Instructor Reflection – To a Rapper’s Delight: An In Depth Look at the Construction of A Musical Collaboration (5.1)

by Sue Ann Cairns

As an English professor who has taught literature and composition for over three decades, I have an abiding interest in multiple literacies, including performance literacy, but my enthusiasm about technological literacy is not supported by a comfortable knowledge base. I am eager to learn, however, and I was fortunate enough to have two dynamic rappers in my third year Children’s Literature course at Kwantlen Polytechnic University in British Columbia who helped me and members of our class get inside the texts we were studying in fresh, creative ways: through original rap interpretations of the classic and contemporary texts we were studying. After I returned from a 4 Cs conference with new ideas about multimodal composition in March 2013, I decided to encourage Calvin Tiu and Hanrick Kumar to draw on their passion for rap music in their final paper/project. As I teach in a relatively traditional department, this customized multimodal project that would blend music, video, and, of course, writing, was a new learning venture for me.

Calvin Tiu and Hanrick Kumar (a.k.a. Kalvonix and Big Love) wrote and performed original rap songs that re-interpreted the children’s classics we were studying: Alice in Wonderland, Peter Pan, The Giving Tree and Charlotte’s Web, as well as well contemporary Young Adult novels What I Saw and How I Lied, and the Canadian YA novels Skim and Tweaked , a novel about drug addiction set in our city of Vancouver. Calvin and Rick still needed to write an essay reflecting on their creative, collaborative process, but they went even further in their project, adding a song that advertises the joys of multimodal creativity at the beginning of their CD, and co-creating a short video based on their rap re-telling of the novel Tweaked by Katherine Holubitsky. Cal and Rick used a multidisciplinary approach that was both playful and serious, even poignant in places, weaving in intertextuality and academic research as well as personal reader response. The multidisciplinary approach that Cal and Rick used , drawing on technological tools that I appreciate but do not teach, allowed them to accomplish a major aim of the course, connecting cognitive insights into our texts with personal, affective reader response.

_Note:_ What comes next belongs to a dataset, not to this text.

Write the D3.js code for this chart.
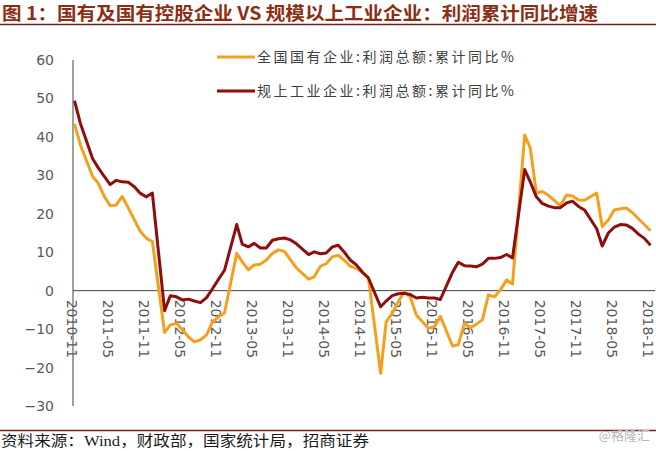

I might mention, in passing, that I was especially pleased by the quality of Cal and Rick’s creative collaboration for personal reasons. On our multi-campus, multicultural university, the majority of students are the first generation of their families to attend university, and most work many hours a week, so they often do not have the time to undertake ambitious creative endeavors that stretch their capabilities. Calvin is from a Filipino-Canadian family, and Hanrick is from a Fijian background. You may notice also that while Cal (a.k.a Kalvonix) has the swaggering persona of a stereotypical rapper, he does not swagger literally. As a boy growing up with cerebral palsy, he was often the target of bullies—but, encouraged by a high school teacher, he found his voice, and his ability—or one of his abilities–in a seemingly unlikely identification with rappers from U.S. ghettoes.

The Instructor’s Metacognitive Postscript

The tools of the new media may be exciting and potentially daunting for professors who have taught, and been trained in traditional forms of academic discourse. However, pretending that our students will be asked in their future work to produce twelve pages of sober documented text without sound or visuals, does not, in my view, serve them well. In traditional Humanities departments, many of us may shrink from encouraging the use of these multimedia tools, because we may not be comfortable exposing so much of what we not know, and especially because we are unsure how to assess these projects.

However, intergenerational, inter-collegial, and interdepartmental collaborations may open us all to new potentialities of creative collaboration.